* REQUIREMENT *
In the material below, the lines containing the word "this" are required; copy each of them.

(Figure scripts)
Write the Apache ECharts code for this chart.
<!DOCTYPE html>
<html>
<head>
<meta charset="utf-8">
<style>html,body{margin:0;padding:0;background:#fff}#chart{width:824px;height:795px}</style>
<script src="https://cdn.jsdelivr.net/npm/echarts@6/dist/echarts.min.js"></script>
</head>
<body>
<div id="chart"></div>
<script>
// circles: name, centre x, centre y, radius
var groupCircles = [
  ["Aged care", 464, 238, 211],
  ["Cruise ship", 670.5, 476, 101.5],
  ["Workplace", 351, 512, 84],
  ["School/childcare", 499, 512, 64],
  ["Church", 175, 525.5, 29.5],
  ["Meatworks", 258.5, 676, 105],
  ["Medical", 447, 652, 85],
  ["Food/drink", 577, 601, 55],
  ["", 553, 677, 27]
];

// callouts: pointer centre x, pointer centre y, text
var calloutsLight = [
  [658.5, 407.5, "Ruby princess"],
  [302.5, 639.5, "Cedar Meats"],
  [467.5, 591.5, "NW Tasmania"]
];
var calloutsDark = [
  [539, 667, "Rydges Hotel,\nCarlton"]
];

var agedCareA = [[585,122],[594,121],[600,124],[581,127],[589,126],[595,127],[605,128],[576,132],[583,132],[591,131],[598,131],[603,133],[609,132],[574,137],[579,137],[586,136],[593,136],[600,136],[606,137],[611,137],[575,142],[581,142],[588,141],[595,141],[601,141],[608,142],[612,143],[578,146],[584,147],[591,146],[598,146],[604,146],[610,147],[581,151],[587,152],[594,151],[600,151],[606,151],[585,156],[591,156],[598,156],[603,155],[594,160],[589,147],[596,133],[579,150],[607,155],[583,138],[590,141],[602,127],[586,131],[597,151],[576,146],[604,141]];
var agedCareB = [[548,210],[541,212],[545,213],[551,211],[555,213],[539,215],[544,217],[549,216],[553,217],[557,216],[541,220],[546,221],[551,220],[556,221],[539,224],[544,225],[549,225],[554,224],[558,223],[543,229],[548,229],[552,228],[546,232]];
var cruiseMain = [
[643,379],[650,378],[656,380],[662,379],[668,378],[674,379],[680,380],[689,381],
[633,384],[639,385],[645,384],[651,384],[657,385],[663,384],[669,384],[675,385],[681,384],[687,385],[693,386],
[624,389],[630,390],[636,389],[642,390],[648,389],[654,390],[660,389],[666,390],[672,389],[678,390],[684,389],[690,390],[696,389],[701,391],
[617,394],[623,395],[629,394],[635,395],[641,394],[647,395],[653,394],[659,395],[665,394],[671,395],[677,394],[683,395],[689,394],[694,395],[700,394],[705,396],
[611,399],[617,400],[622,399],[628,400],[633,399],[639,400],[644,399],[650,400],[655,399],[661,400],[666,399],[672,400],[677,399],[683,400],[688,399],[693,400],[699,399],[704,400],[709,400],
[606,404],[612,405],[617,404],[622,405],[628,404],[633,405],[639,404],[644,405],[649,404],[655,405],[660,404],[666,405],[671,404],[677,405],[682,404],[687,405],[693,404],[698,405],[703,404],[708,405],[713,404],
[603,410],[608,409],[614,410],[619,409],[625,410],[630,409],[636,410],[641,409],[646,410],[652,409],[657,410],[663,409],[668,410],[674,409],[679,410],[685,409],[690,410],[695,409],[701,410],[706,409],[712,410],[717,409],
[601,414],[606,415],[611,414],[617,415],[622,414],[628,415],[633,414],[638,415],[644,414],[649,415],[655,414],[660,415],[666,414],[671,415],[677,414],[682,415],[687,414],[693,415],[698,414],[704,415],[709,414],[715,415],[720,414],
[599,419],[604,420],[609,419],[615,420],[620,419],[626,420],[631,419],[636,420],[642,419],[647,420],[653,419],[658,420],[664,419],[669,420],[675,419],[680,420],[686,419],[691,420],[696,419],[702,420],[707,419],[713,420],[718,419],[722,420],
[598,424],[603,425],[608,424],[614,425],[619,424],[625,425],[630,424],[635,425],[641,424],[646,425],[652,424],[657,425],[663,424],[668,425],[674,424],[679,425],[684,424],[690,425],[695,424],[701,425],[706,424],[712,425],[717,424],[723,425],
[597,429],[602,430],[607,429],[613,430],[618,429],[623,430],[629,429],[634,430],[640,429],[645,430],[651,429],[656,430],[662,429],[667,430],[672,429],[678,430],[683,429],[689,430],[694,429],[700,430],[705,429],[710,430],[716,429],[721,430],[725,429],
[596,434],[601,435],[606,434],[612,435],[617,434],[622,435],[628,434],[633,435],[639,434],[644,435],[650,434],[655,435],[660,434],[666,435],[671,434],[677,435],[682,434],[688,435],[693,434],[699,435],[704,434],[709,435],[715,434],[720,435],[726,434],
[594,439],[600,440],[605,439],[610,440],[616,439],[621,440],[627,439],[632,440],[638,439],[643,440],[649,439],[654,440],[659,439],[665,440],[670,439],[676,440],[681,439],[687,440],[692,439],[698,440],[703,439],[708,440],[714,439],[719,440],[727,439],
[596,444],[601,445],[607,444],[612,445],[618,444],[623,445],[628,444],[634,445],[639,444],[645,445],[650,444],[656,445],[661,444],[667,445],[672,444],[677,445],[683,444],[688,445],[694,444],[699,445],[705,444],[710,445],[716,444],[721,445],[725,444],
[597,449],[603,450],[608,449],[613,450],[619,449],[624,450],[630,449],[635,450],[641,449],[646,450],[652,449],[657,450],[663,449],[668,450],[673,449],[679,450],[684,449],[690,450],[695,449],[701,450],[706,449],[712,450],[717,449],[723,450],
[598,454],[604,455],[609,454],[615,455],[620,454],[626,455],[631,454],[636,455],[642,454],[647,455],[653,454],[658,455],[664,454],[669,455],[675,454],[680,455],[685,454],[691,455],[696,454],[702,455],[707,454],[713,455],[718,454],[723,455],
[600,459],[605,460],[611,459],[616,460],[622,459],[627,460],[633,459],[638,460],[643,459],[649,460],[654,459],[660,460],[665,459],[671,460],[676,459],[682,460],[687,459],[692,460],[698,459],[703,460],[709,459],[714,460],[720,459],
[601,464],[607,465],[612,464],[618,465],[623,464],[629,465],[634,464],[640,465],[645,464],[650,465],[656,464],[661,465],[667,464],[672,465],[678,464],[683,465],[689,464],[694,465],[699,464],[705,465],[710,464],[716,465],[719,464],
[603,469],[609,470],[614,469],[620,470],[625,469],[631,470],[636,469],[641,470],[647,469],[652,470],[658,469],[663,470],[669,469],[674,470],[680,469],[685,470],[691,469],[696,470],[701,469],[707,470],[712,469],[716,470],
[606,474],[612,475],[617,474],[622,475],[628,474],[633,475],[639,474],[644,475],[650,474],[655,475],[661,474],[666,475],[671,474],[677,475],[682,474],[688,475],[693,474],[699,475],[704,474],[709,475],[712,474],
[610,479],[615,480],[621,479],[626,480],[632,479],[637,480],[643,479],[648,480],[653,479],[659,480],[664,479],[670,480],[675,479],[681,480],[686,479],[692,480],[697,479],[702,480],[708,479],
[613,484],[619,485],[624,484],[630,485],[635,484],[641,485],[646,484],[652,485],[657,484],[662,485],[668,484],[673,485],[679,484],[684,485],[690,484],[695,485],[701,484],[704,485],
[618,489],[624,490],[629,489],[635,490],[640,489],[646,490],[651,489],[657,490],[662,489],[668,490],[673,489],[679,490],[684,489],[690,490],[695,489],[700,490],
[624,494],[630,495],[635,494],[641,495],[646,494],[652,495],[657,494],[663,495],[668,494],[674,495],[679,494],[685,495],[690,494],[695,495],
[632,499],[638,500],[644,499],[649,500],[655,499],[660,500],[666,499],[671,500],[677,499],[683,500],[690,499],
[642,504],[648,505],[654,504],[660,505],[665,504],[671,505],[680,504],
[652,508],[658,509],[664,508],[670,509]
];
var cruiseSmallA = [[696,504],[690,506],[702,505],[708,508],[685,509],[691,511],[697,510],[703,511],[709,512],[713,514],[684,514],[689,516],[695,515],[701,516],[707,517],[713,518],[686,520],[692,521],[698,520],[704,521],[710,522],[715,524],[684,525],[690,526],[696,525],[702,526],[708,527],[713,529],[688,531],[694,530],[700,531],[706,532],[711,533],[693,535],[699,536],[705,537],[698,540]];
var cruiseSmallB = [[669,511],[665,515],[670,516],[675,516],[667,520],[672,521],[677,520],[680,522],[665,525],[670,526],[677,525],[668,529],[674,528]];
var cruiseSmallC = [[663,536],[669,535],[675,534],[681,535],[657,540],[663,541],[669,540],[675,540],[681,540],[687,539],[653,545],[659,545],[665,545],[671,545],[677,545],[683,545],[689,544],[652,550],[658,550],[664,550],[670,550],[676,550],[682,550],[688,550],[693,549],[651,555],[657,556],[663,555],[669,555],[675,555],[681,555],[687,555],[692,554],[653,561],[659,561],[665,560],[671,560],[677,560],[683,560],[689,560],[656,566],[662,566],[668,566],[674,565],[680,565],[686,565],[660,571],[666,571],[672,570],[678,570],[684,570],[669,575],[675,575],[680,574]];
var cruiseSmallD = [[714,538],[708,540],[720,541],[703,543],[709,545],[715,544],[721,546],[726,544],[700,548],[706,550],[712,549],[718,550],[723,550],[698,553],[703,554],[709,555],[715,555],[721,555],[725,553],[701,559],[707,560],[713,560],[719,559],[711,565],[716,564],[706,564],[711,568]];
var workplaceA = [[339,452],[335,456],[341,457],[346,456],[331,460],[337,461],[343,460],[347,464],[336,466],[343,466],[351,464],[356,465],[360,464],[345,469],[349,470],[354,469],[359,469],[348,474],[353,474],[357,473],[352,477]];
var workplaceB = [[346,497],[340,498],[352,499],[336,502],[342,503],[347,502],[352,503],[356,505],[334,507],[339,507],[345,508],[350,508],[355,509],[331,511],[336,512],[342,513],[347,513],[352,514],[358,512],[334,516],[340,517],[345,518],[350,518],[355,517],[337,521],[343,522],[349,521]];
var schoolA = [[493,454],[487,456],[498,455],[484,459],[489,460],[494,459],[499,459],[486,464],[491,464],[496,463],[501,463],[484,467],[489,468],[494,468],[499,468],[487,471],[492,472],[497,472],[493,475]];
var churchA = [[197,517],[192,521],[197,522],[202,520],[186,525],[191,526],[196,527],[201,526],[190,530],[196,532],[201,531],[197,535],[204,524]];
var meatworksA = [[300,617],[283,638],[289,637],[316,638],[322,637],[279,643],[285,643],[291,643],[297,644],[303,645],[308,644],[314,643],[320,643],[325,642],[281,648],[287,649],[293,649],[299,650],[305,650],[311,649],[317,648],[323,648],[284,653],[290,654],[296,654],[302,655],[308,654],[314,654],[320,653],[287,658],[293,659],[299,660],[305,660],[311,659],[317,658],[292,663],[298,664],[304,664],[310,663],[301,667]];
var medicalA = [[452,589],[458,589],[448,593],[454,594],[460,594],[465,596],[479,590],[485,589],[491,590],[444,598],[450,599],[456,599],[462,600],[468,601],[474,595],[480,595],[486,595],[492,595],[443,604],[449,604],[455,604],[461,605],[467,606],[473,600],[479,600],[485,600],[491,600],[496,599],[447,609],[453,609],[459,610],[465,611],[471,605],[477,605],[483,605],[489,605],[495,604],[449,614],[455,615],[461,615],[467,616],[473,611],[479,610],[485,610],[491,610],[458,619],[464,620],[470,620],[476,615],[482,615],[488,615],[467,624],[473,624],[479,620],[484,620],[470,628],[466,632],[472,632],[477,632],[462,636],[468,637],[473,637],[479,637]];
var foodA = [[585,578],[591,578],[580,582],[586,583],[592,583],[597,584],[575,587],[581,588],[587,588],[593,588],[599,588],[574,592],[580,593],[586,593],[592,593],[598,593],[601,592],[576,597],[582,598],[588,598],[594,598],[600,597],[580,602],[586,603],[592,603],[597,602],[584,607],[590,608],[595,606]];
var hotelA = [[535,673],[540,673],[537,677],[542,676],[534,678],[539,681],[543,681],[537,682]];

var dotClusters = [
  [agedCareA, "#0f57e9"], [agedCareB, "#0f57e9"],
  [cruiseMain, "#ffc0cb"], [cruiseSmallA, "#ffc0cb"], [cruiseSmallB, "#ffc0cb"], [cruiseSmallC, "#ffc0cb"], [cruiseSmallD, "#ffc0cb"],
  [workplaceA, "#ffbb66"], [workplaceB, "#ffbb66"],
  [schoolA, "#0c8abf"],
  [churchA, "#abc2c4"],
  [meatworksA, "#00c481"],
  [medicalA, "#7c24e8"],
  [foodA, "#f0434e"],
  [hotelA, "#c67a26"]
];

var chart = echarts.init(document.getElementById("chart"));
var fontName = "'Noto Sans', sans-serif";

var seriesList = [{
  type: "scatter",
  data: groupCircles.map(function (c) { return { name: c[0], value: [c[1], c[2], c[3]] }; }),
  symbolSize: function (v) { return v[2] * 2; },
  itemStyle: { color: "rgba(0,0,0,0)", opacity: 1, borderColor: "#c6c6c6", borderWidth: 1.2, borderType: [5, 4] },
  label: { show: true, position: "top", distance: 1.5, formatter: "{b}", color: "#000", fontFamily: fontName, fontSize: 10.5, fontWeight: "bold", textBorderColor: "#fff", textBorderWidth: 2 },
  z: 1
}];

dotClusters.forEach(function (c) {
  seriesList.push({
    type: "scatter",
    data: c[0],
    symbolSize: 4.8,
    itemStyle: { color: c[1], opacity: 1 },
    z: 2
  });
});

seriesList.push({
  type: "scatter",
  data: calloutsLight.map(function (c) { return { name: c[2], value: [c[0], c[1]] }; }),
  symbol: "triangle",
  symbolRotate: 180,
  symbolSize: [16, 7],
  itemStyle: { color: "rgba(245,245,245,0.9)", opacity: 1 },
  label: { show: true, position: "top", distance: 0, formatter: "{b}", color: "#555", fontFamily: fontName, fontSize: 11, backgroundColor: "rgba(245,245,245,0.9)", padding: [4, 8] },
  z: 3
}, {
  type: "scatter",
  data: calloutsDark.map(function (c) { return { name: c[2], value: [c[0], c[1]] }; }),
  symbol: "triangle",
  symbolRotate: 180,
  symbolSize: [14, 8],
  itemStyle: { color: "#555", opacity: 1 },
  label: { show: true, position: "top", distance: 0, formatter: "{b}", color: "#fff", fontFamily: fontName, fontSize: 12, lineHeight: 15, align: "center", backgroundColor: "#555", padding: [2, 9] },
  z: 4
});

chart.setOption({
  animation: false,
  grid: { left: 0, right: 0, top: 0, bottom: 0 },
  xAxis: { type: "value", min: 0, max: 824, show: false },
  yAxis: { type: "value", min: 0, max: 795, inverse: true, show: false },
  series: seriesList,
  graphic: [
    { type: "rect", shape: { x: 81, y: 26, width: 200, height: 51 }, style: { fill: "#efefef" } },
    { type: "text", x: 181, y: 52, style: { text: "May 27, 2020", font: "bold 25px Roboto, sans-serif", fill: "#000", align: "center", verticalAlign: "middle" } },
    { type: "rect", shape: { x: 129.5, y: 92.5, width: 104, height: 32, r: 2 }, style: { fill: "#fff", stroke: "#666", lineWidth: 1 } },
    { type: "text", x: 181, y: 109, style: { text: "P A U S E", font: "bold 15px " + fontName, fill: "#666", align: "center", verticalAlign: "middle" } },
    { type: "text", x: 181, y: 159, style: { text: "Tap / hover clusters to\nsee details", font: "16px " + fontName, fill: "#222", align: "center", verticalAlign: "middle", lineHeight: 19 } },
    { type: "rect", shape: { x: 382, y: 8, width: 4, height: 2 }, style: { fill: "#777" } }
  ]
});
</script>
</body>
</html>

--

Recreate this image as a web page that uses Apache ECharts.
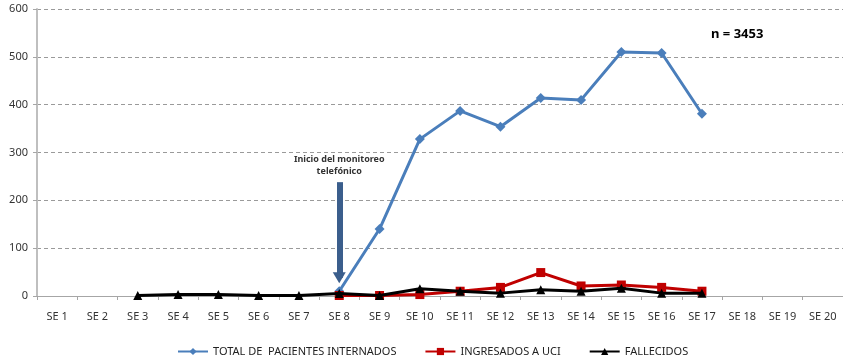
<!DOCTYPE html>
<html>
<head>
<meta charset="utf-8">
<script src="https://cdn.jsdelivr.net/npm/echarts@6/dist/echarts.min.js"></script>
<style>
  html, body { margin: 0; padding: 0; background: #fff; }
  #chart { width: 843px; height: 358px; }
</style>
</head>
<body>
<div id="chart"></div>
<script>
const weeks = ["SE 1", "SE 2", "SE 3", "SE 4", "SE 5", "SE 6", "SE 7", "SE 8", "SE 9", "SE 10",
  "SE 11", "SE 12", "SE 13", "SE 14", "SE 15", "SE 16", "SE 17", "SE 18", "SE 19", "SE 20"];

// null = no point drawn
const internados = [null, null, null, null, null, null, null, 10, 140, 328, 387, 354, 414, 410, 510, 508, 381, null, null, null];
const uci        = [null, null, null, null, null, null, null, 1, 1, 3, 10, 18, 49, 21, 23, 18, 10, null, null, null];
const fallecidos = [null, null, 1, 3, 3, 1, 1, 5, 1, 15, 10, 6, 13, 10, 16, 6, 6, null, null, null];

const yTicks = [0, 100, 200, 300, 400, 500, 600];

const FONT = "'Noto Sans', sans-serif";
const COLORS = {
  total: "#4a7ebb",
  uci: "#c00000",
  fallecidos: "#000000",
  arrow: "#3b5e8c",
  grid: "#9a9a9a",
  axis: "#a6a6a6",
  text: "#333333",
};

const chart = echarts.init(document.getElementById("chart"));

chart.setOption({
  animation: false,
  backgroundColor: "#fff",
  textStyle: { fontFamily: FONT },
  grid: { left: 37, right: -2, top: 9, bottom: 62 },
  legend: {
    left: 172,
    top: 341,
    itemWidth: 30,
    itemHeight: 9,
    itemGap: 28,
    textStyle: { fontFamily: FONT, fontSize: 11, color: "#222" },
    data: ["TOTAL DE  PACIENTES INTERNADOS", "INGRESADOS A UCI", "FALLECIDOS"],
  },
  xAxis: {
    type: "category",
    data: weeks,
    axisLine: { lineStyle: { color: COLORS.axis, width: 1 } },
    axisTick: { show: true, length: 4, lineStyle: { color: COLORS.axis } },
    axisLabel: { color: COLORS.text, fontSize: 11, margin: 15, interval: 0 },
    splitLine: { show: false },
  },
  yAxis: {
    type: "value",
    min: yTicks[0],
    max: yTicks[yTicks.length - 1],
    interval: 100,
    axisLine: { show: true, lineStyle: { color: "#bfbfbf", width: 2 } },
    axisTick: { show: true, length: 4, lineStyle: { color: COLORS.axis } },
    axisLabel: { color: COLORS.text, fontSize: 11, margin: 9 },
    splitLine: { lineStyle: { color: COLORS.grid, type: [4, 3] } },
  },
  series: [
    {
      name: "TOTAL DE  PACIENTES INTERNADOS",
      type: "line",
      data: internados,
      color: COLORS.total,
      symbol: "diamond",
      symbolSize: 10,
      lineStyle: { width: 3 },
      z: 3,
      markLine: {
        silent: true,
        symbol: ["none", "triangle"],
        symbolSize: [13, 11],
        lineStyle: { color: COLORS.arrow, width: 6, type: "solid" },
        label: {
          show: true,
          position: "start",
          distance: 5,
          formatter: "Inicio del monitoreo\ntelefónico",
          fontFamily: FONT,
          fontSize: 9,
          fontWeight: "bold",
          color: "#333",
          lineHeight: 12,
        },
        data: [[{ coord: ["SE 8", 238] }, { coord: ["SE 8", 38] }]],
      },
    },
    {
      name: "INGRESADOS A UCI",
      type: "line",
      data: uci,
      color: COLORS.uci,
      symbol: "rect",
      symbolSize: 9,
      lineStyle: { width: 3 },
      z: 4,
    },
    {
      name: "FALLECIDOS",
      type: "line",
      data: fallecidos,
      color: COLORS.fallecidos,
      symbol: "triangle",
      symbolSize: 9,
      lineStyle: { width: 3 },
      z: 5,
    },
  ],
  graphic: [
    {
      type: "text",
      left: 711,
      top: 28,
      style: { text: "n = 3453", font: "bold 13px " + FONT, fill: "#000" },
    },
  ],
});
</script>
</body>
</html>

* THE RESULT *
Write the Apache ECharts code for this chart.
Recreate this image as a web page that uses Apache ECharts.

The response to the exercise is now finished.